Opened 12 years ago
Closed 11 years ago
#2055 closed feature request (done)
Tool to reduce the file size of data analysis experiments
Reported by: | mkommend | Owned by: | ascheibe |
---|---|---|---|
Priority: | medium | Milestone: | HeuristicLab 3.3.9 |
Component: | Tools | Version: | 3.3.8 |
Keywords: | Cc: |
Description
Files storing data analysis experiments executed on the Hive grow rather large, because the dataset is saved multiple times in it. Therefore, a small utility tool which removes duplicate datasets from saved HL files would be nice to have.
Change History (19)
comment:1 Changed 12 years ago by mkommend
- Status changed from new to accepted
comment:2 Changed 12 years ago by mkommend
comment:3 Changed 12 years ago by mkommend
Performed first tests of the file shrinker on my Eurocast and GECCO experiments. It took for each folder around 30 minutes to be processed and the folder size got reduced from 2.16 GB to 141 MB (Eurocast) and from 1.34 GB to 123 MB (GECCO).

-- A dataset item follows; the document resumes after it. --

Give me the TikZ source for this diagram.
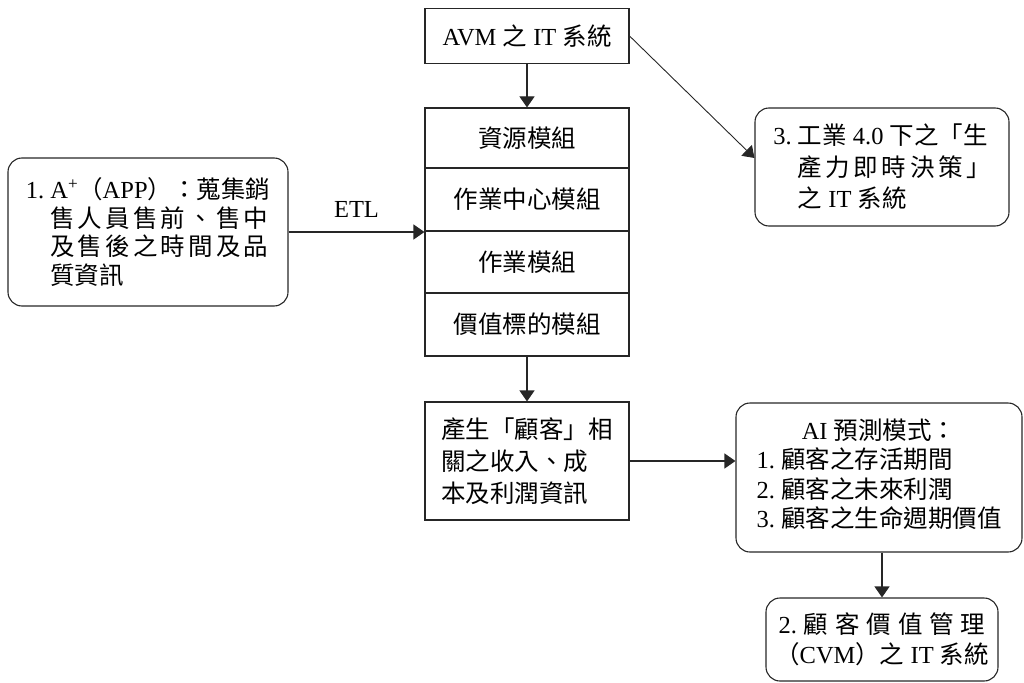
\documentclass[tikz,border=0pt]{standalone}
\usepackage{fontspec}
\setmainfont{Liberation Serif}
\newfontfamily\zhfont{Noto Sans CJK TC}
\newcommand\zh[1]{{\zhfont #1}}
\usetikzlibrary{arrows.meta}
% spread a run of CJK characters evenly over a given width
\makeatletter
\newcommand\spreadzh[2]{\makebox[#1][s]{\zhfont\def\spr@sep{}\@tfor\spr@ch:=#2\do{\spr@sep\spr@ch\def\spr@sep{\hfil}}}}
\makeatother

\tikzset{
  base/.style={draw=black!85, line width=1.1pt, inner sep=0pt},
  sqbox/.style={base},
  rbox/.style={base, rounded corners=14pt},
  txt/.style={font=\fontsize{24.5}{#1}\selectfont},
  conn/.style={line width=1.1pt, draw=black!85, -{Triangle[length=11pt,width=15pt]}},
  thinconn/.style={conn, line width=0.9pt},
  lbl/.style={inner sep=0pt, font=\fontsize{24.5}{28}\selectfont}
}

\begin{document}
\begin{tikzpicture}[x=1pt,y=-1pt]
\useasboundingbox (0,0) rectangle (1024,682);

% top system box
\node[sqbox, txt=28, minimum width=204pt, minimum height=55pt] (avm) at (527,36)
  {AVM \zh{之} IT \zh{系統}};

% stacked module boxes
\node[sqbox, txt=28, minimum width=204pt, minimum height=60pt] (m1) at (527,138) {\zh{資源模組}};
\node[sqbox, txt=28, minimum width=204pt, minimum height=63pt] (m2) at (527,199.5) {\zh{作業中心模組}};
\node[sqbox, txt=28, minimum width=204pt, minimum height=62pt] (m3) at (527,262) {\zh{作業模組}};
\node[sqbox, txt=28, minimum width=204pt, minimum height=63pt] (m4) at (527,324.5) {\zh{價值標的模組}};

% data source (left)
\node[rbox, txt=28.5, align=left, minimum width=280pt, minimum height=148pt] (src) at (148,232)
  {1.\ A\textsuperscript{+}\zh{（}APP\zh{）：蒐集銷}\\
   \hphantom{1.\ }\spreadzh{218pt}{售人員售前、售中}\\
   \hphantom{1.\ }\spreadzh{218pt}{及售後之時間及品}\\
   \hphantom{1.\ }\zh{質資訊}};

% real-time decision system (right)
\node[rbox, txt=31.5, align=left, minimum width=254pt, minimum height=118pt] (rt) at (882,167)
  {3.\ \zh{工業} 4.0 \zh{下之「生}\\
   \hphantom{3.\ }\spreadzh{193pt}{產力即時決策」}\\
   \hphantom{3.\ }\zh{之} IT \zh{系統}};

% customer information
\node[sqbox, txt=32, align=left, minimum width=204pt, minimum height=118pt] (gen) at (527,461)
  {\zh{產生「顧客」相}\\ \zh{關之收入、成}\\ \zh{本及利潤資訊}};

% prediction models
\node[rbox, txt=28.3, minimum width=286pt, minimum height=149pt] (ai) at (879,477.5)
  {\begin{tabular}{@{}l@{}}
   \multicolumn{1}{@{}c@{}}{AI \zh{預測模式：}}\\
   1.\ \zh{顧客之存活期間}\\
   2.\ \zh{顧客之未來利潤}\\
   3.\ \zh{顧客之生命週期價值}
   \end{tabular}};

% customer value management
\node[rbox, txt=30, align=center, minimum width=232pt, minimum height=83pt] (cvm) at (882,639.5)
  {\makebox[207pt][s]{2.\hfil\zh{顧}\hfil\zh{客}\hfil\zh{價}\hfil\zh{值}\hfil\zh{管}\hfil\zh{理}}\\
   \zh{（}CVM\zh{）之} IT \zh{系統}};

% connectors
\draw[conn] (avm) -- (m1);
\draw[thinconn] (avm.east) -- ([yshift=9pt]rt.west);
\draw[conn] (src.east) -- node[lbl, above=14pt] (etl) {ETL} (src.east -| m2.west);
\draw[conn] (m4) -- (gen);
\draw[conn] (gen.east) -- (gen.east -| ai.west);
\draw[conn] (cvm.north |- ai.south) -- (cvm.north);
\end{tikzpicture}
\end{document}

comment:4 Changed 12 years ago by abeham
- Owner changed from mkommend to architects
- Status changed from accepted to assigned
We could think about expanding our file format to include separate "input files" that may be linked from the main serialization file.
comment:5 Changed 11 years ago by gkronber
- Owner changed from architects to mkommend
A tools menu item should be added to the optimizer, which calls the functionality provided by the command line program.
comment:6 Changed 11 years ago by mkommend
- Milestone set to HeuristicLab 3.3.9
comment:7 Changed 11 years ago by abeham
- Version changed from 3.3.8 to branch
comment:8 Changed 11 years ago by mkommend
- Status changed from assigned to accepted
comment:9 Changed 11 years ago by mkommend
- Version changed from branch to 3.3.8
comment:10 Changed 11 years ago by mkommend
r9859: Added menuitem that removes duplicate datasets.
comment:11 Changed 11 years ago by mkommend
r9860: Added new menu item for data analysis commands.
comment:12 Changed 11 years ago by mkommend
r9861: Removed fileshrinker from tools directory.
comment:13 Changed 11 years ago by mkommend
- Owner changed from mkommend to gkronber
- Status changed from accepted to reviewing
comment:14 Changed 11 years ago by gkronber
I reviewed the code of the ShrinkDataAnalysisRunsMenuItem but didn't understand why it is necessary to create the variableValuesGetter and variableValuesSetter via Expressions. Seemingly, this allows to set also private fields?
Please add a comment explaining what you are doing in the static initializer and why this is necessary.
Please also add a comment that you are comparing variable names for line 106 if(!values1.Keys.SequenceEqual(values2.Keys)) return false;
comment:15 Changed 11 years ago by mkommend
r9866: Added comments to ShrinkDataAnalysisRunsMenuItem.
comment:16 Changed 11 years ago by gkronber
- Owner changed from gkronber to mkommend
- Status changed from reviewing to readytorelease
comment:17 Changed 11 years ago by ascheibe
- Owner changed from mkommend to ascheibe
- Status changed from readytorelease to reviewing
comment:18 Changed 11 years ago by ascheibe
- Status changed from reviewing to readytorelease
comment:19 Changed 11 years ago by ascheibe
- Resolution set to done
- Status changed from readytorelease to closed
r9497: Added first version of HL.FileShrinker.